Jake Xerxes Fussell: When I’m Called | ★★★★½ | Fat Possum Records; July 12
When I’m Called is the fifth album from Durham guitarist and singer Jake Xerxes Fussell. But it feels like the first that’s really a Jake Xerxes Fussell album.
For the better part of a decade, Fussell has blown the dust from and breathed new life into songs from folk music’s forgotten corners, proving himself an expressive arranger and attentive scholar, packaging charmingly antiquated lyrics within music that sometimes rollicks and sometimes broods, always balancing reverence with a keen sense of what the songs mean in the present.
His earlier albums feel motivated by a sense of responsibility to maintain tradition. But in When I’m Called, he switched things up, sketching melodies first and then picking songs that work with them.

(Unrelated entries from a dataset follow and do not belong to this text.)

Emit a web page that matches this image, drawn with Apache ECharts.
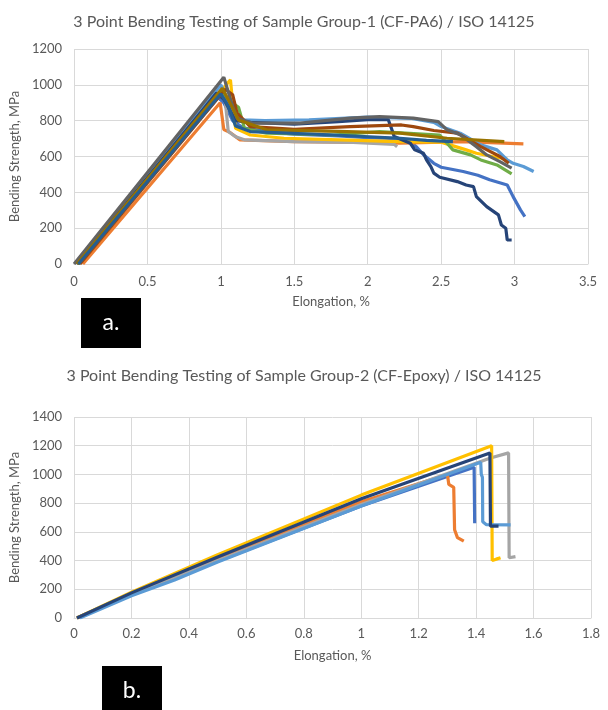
<!DOCTYPE html>
<html>
<head>
<meta charset="utf-8">
<script src="https://cdn.jsdelivr.net/npm/echarts@6/dist/echarts.min.js"></script>
<style>
  html, body { margin: 0; padding: 0; background: #fff; }
  #chart { width: 608px; height: 710px; }
</style>
</head>
<body>
<div id="chart"></div>
<script>
// Group-1 (CF-PA6) curves: [elongation %, bending strength MPa]
const pa6Blue = [[0.03,0],[0.98,930],[1.02,900],[1.08,800],[1.15,760],[1.3,740],[1.5,725],[1.8,715],[2.0,705],[2.2,700],[2.28,690],[2.33,655],[2.38,610],[2.45,562],[2.5,540],[2.65,516],[2.75,495],[2.83,470],[2.95,441],[2.99,376],[3.04,302],[3.07,264]];
const pa6Orange = [[0.06,0],[0.995,900],[1.02,750],[1.06,735],[1.13,693],[1.5,683],[2.0,678],[2.22,674],[2.65,683],[3.06,670]];
const pa6Gray = [[0.02,0],[1.02,990],[1.05,740],[1.1,710],[1.16,693],[1.5,683],[1.9,678],[2.18,668],[2.2,655]];
const pa6Yellow = [[0.03,0],[1.065,1028],[1.08,900],[1.1,758],[1.2,720],[1.43,702],[1.81,693],[2.22,683],[2.5,680],[2.56,665],[2.67,637],[2.74,618],[2.85,600],[2.95,585]];
const pa6LightBlue = [[0.02,0],[1.0,1000],[1.04,930],[1.08,840],[1.15,805],[1.3,800],[1.6,805],[2.0,820],[2.3,812],[2.45,790],[2.5,767],[2.63,730],[2.77,665],[2.88,637],[2.95,581],[2.99,562],[3.06,544],[3.13,516]];
const pa6Green = [[0.03,0],[1.0,960],[1.06,910],[1.12,875],[1.16,758],[1.31,730],[1.77,720],[2.08,739],[2.49,720],[2.54,674],[2.58,637],[2.7,609],[2.77,581],[2.88,553],[2.98,503]];
const pa6Navy = [[0.02,0],[0.97,955],[1.02,920],[1.06,860],[1.1,800],[1.2,790],[1.5,780],[1.8,795],[2.0,805],[2.14,805],[2.16,760],[2.18,712],[2.29,674],[2.32,637],[2.38,618],[2.4,581],[2.43,544],[2.45,507],[2.49,484],[2.61,460],[2.67,441],[2.72,432],[2.74,376],[2.81,320],[2.89,274],[2.91,218],[2.94,200],[2.95,134],[2.98,134]];
const pa6Brown = [[0.04,0],[1.03,975],[1.08,945],[1.11,842],[1.2,767],[1.5,752],[1.88,767],[2.23,776],[2.31,767],[2.45,745],[2.61,730],[2.77,655],[2.9,600],[2.96,562]];
const pa6DarkGray = [[0.0,0],[1.02,1043],[1.08,879],[1.11,814],[1.22,786],[1.54,786],[1.88,814],[2.08,823],[2.31,814],[2.48,795],[2.54,749],[2.63,721],[2.74,655],[2.81,609],[2.9,571],[2.98,535]];
const pa6Olive = [[0.02,0],[1.01,981],[1.06,900],[1.12,804],[1.31,749],[1.8,740],[2.22,730],[2.54,702],[2.93,683]];
const pa6MidBlue = [[0.03,0],[1.0,950],[1.05,880],[1.1,770],[1.2,739],[1.77,720],[2.22,702],[2.4,690],[2.58,683]];

// Group-2 (CF-Epoxy) curves
const epBlue = [[0.01,0],[0.2,160],[0.5,395],[1.0,780],[1.393,1050],[1.395,660]];
const epOrange = [[0.01,0],[0.2,170],[0.5,415],[1.0,810],[1.3,1000],[1.305,930],[1.322,910],[1.325,615],[1.335,560],[1.357,535]];
const epGray = [[0.01,0],[0.2,165],[0.5,400],[1.0,790],[1.45,1115],[1.513,1150],[1.515,420],[1.537,428]];
const epYellow = [[0.01,0],[0.2,180],[0.5,440],[1.0,856],[1.454,1200],[1.456,400],[1.47,410],[1.485,420]];
const epLightBlue = [[0.02,0],[0.2,155],[0.35,265],[0.5,390],[1.0,780],[1.416,1085],[1.418,1000],[1.422,980],[1.423,670],[1.436,650],[1.52,648]];
const epNavy = [[0.01,0],[0.2,175],[0.5,425],[1.0,830],[1.448,1150],[1.45,640],[1.478,640]];

const pa6Series = [
  ['#4472C4', pa6Blue], ['#ED7D31', pa6Orange], ['#A5A5A5', pa6Gray], ['#FFC000', pa6Yellow],
  ['#5B9BD5', pa6LightBlue], ['#70AD47', pa6Green], ['#264478', pa6Navy], ['#9E480E', pa6Brown],
  ['#636363', pa6DarkGray], ['#997300', pa6Olive], ['#255E91', pa6MidBlue]
];
const epSeries = [
  ['#4472C4', epBlue], ['#ED7D31', epOrange], ['#A5A5A5', epGray], ['#FFC000', epYellow],
  ['#5B9BD5', epLightBlue], ['#264478', epNavy]
];

const FONT = 'Lato';
const TXT = '#595959';
const GRID = '#D9D9D9';

function xAxisOf(idx, max, interval, margin) {
  return {
    gridIndex: idx, type: 'value', min: 0, max: max, interval: interval,
    name: 'Elongation, %', nameLocation: 'middle', nameGap: 31,
    nameTextStyle: { color: TXT, fontSize: 13, fontFamily: FONT },
    axisLine: { show: true, lineStyle: { color: GRID } },
    axisTick: { show: false },
    axisLabel: { color: TXT, fontSize: 13, fontFamily: FONT, margin: margin },
    splitLine: { show: true, lineStyle: { color: GRID } }
  };
}
function yAxisOf(idx, max) {
  return {
    gridIndex: idx, type: 'value', min: 0, max: max, interval: 200,
    name: 'Bending Strength, MPa', nameLocation: 'middle', nameGap: 45,
    nameTextStyle: { color: TXT, fontSize: 13, fontFamily: FONT },
    axisLine: { show: false },
    axisTick: { show: false },
    axisLabel: { color: TXT, fontSize: 13, fontFamily: FONT, margin: 12,
      formatter: function (v) { return String(v); } },
    splitLine: { show: true, lineStyle: { color: GRID } }
  };
}
function lines(list, idx) {
  return list.map(function (s) {
    return {
      type: 'line', xAxisIndex: idx, yAxisIndex: idx, data: s[1],
      showSymbol: false, symbol: 'none',
      lineStyle: { color: s[0], width: 3.2 }, itemStyle: { color: s[0] }
    };
  });
}

const myChart = echarts.init(document.getElementById('chart'));
const option = {
  animation: false,
  backgroundColor: '#fff',
  title: [
    { text: '3 Point Bending Testing of Sample Group-1 (CF-PA6) / ISO 14125', left: 'center', top: 9,
      textStyle: { color: TXT, fontSize: 16, fontWeight: 'normal', fontFamily: FONT } },
    { text: '3 Point Bending Testing of Sample Group-2 (CF-Epoxy) / ISO 14125', left: 'center', top: 363,
      textStyle: { color: TXT, fontSize: 16, fontWeight: 'normal', fontFamily: FONT } }
  ],
  grid: [
    { left: 73, right: 20, top: 49, height: 215 },
    { left: 73, right: 17, top: 417, height: 201 }
  ],
  xAxis: [xAxisOf(0, 3.5, 0.5, 11), xAxisOf(1, 1.8, 0.2, 9)],
  yAxis: [yAxisOf(0, 1200), yAxisOf(1, 1400)],
  series: lines(pa6Series, 0).concat(lines(epSeries, 1)),
  graphic: [
    { type: 'rect', shape: { x: 81, y: 298, width: 60, height: 50 }, style: { fill: '#000' } },
    { type: 'text', x: 111, y: 323, style: { text: 'a.', fill: '#fff', font: '23px Lato', align: 'center', verticalAlign: 'middle' } },
    { type: 'rect', shape: { x: 102, y: 666, width: 60, height: 50 }, style: { fill: '#000' } },
    { type: 'text', x: 132, y: 691, style: { text: 'b.', fill: '#fff', font: '23px Lato', align: 'center', verticalAlign: 'middle' } }
  ]
};
myChart.setOption(option);
</script>
</body>
</html>
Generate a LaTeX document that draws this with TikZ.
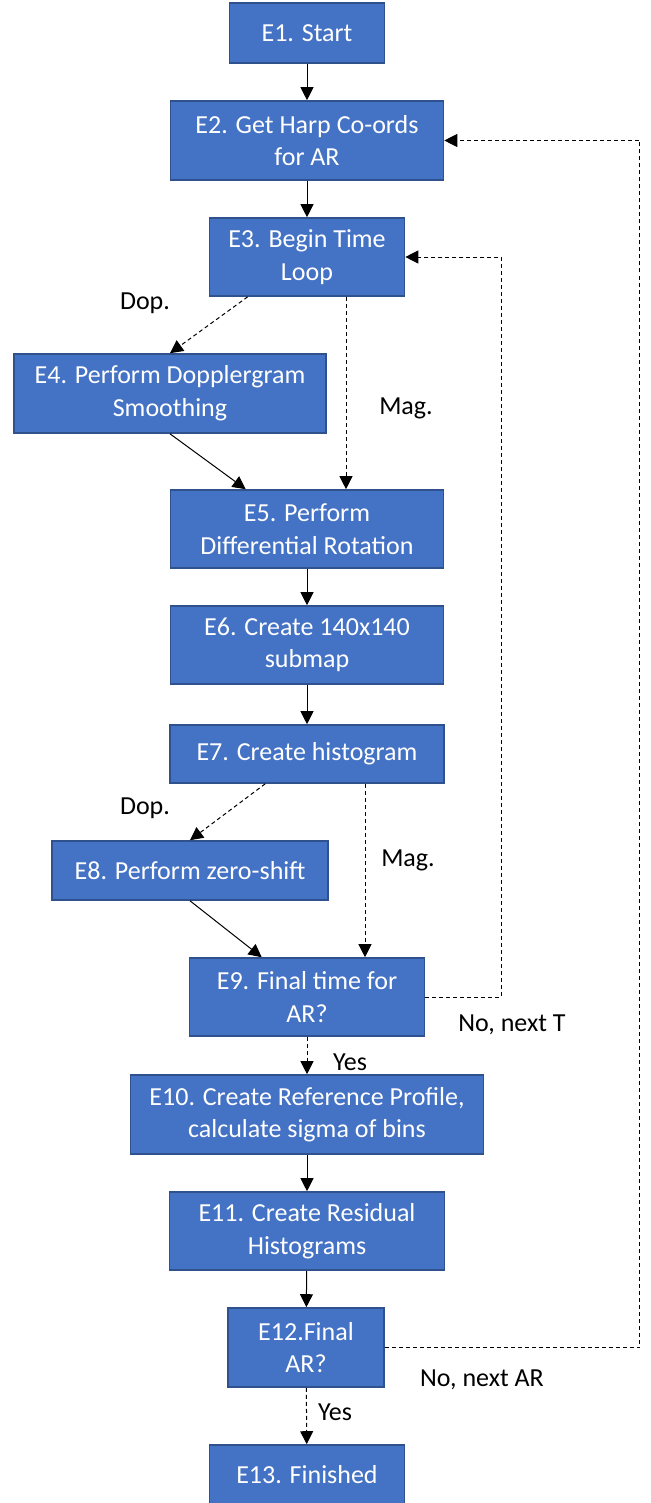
\documentclass[tikz,border=0pt]{standalone}
\usepackage{fontspec}
\setmainfont{Carlito}
\usetikzlibrary{arrows.meta}
\usetikzlibrary{calc}
\definecolor{boxblue}{HTML}{4472C4}
\definecolor{boxedge}{HTML}{2F528F}

\begin{document}
\begin{tikzpicture}[line join=miter, >={Triangle[length=6.5pt,width=6.5pt]}, x=0.5pt, y=-0.5pt, line width=0.5pt,
    blk/.style={rectangle, draw=boxedge, fill=boxblue, line width=0.8pt, text=white, align=center, inner sep=0pt, font=\fontsize{13}{16.3}\selectfont},
    lbl/.style={font=\fontsize{13}{16.3}\selectfont},
    dsh/.style={dash pattern=on 2pt off 1.5pt}]
                    \useasboundingbox (0,0) rectangle (651,1503);

                    \node [blk, minimum width=77.5pt, minimum height=30pt] (E1) at (307,33) {E1. Start};
                    \node [blk, minimum width=136.5pt, minimum height=39.5pt] (E2) at (307,140.5) {E2. Get Harp Co-ords\\for AR};
                    \node [blk, minimum width=97.5pt, minimum height=39pt] (E3) at (307,257) {E3. Begin Time\\Loop};
                    \node [blk, minimum width=156pt, minimum height=39.5pt] (E4) at (170,393.5) {E4. Perform Dopplergram\\Smoothing};
                    \node [blk, minimum width=136.5pt, minimum height=39pt] (E5) at (307,529) {E5. Perform\\Differential Rotation};
                    \node [blk, minimum width=136.5pt, minimum height=39pt] (E6) at (307,645) {E6. Create 140x140\\submap};
                    \node [blk, minimum width=137pt, minimum height=29pt] (E7) at (307,754) {E7. Create histogram};
                    \node [blk, minimum width=138pt, minimum height=29.5pt] (E8) at (190,870.5) {E8. Perform zero-shift};
                    \node [blk, minimum width=117.5pt, minimum height=39pt] (E9) at (307,997) {E9. Final time for\\AR?};
                    \node [blk, minimum width=176.5pt, minimum height=39.5pt] (E10) at (307,1114.5) {E10. Create Reference Profile,\\calculate sigma of bins};
                    \node [blk, minimum width=137.5pt, minimum height=39pt] (E11) at (307,1231) {E11. Create Residual\\Histograms};
                    \node [blk, minimum width=78pt, minimum height=39.5pt] (E12) at (306,1347.5) {E12.Final\\AR?};
                    \node [blk, minimum width=97.5pt, minimum height=30pt] (E13) at (307,1475) {E13. Finished};

                    % main column
                    \draw [->] (E1) -- (E2);
                    \draw [->] (E2) -- (E3);
                    \draw [->, dsh] ($(E3.south west)+(39,0)$) -- (E4.north);
                    \draw [->, dsh] ($(E3.south)+(39,0)$) -- ($(E5.north)+(39,0)$);
                    \draw [->] (E4.south) -- ($(E5.north west)+(76,0)$);
                    \draw [->] (E5) -- (E6);
                    \draw [->] (E6) -- (E7);
                    \draw [->, dsh] ($(E7.south west)+(96,0)$) -- (E8.north);
                    \draw [->, dsh] ($(E7.south)+(58,0)$) -- ($(E9.north)+(58,0)$);
                    \draw [->] (E8.south) -- ($(E9.north west)+(73,0)$);
                    \draw [->, dsh] (E9) -- (E10);
                    \draw [->] (E10) -- (E11);
                    \draw [->] (E11) -- (E12);
                    \draw [->, dsh] (E12) -- (E13);

                    % loops back
                    \draw [->, dsh] (E9.east) -- ++(76,0) |- (E3.east);
                    \draw [->, dsh] (E12.east) -- ++(255,0) |- (E2.east);

                    \node [lbl] (dop1) at (145,303) {Dop.};
                    \node [lbl] (mag1) at (406,408) {Mag.};
                    \node [lbl] (dop2) at (145,808) {Dop.};
                    \node [lbl] (mag2) at (408,860) {Mag.};
                    \node [lbl] (noT) at (512,1025) {No, next T};
                    \node [lbl] (yes1) at (350,1062) {Yes};
                    \node [lbl] (noAR) at (482,1380) {No, next AR};
                    \node [lbl] (yes2) at (335,1412) {Yes};
                \end{tikzpicture}
\end{document}
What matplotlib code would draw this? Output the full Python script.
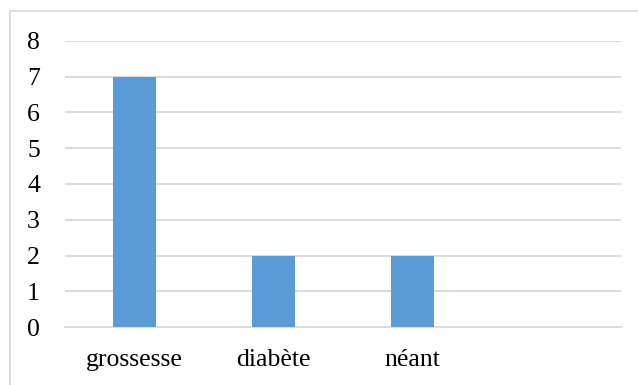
import matplotlib.pyplot as plt
from matplotlib.patches import Rectangle

categories = ["grossesse", "diabète", "néant", ""]
values = [7, 2, 2]
yticks = [0, 1, 2, 3, 4, 5, 6, 7, 8]

plt.rcParams['font.family'] = ['Liberation Serif', 'DejaVu Serif']

fig = plt.figure(figsize=(6.38, 3.85), dpi=100)
W, H = 638, 385

# chart frame
fig.patches.append(Rectangle((10 / W, -0.05), 1.0, 1 - 11 / H + 0.05,
                             transform=fig.transFigure, fill=False,
                             edgecolor='#d9d9d9', linewidth=1.2))

ax = fig.add_axes([65 / W, 1 - 327 / H, (621 - 65) / W, (327 - 41) / H])
x = range(len(categories))
ax.bar(list(x)[:len(values)], values, width=0.31, color='#5b9bd5', zorder=3)

ax.set_xlim(-0.5, len(categories) - 0.5)
ax.set_ylim(0, 8)
ax.set_yticks(yticks)
ax.set_xticks(list(x))
ax.set_xticklabels(categories)
ax.yaxis.grid(True, color='#d9d9d9', linewidth=1.3, zorder=0)
ax.set_axisbelow(True)
for s in ['top', 'right', 'left']:
    ax.spines[s].set_visible(False)
ax.spines['bottom'].set_color('#d9d9d9')
ax.spines['bottom'].set_linewidth(1.3)
ax.tick_params(axis='both', length=0, labelsize=18.5, colors='black')
ax.tick_params(axis='y', pad=18)
ax.tick_params(axis='x', pad=16)

fig.savefig('out.png', dpi=100)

Populated with songs that consistently find characters at varying moments of transition, it’s enhanced by Fussell’s clear-eyed baritone as well as rich and airy arrangements played by a variety of gifted backers—multi-instrumentalist and producer James Elkington, bassist Ben Whiteley, and drummer Joe Westerlund form the core.
The album doesn’t come across as solely anchored to the past. Rather, it’s adrift in the expanse of time, feeling both the burden and the freedom of folk music’s long tradition and Fussell’s fleeting time carrying the torch.
Travel songs loop, repeating their first verse at the end. Suggesting that the rider on opener “Andy,” guided by the blearily grinning lope of Fussell’s solitary guitar, will constantly be chasing his goal of taking Andy Warhol’s star. That the narrator of “Leaving Here, Don’t Know Where I’m Going,” carried along by elegantly intertwining guitars, bass, drums, and horns, will always be departing.
Chance meetings sear in the brain but don’t last in the physical world. On “Feeing Day,” an encounter with a bonnie lass ends with them forgetting their troubles—“Glass after glass / The time did pass”—before the song fades into a haze of relaxed strums, resolute horns, and entrancing acoustic drone.
A look back at jake xerxes Fussell’s music
A fun and rambunctious animal tale is haunted by death and responsibility. Giddy picking can’t outrun the drums and piano that commandingly thrum on “Who Killed Poor Robin?” as the lethal sparrow, the grave-digging crow, and more all do their part to carry the deceased to ground. The owl declares “I’ll scream and I’ll howl” when he preaches the funeral, but it won’t change what’s happened.
None of these moves are, on their face, new or revelatory. But on When I’m Called, Fussell displays the depth of feeling they inspire in him. And that is where the magic happens.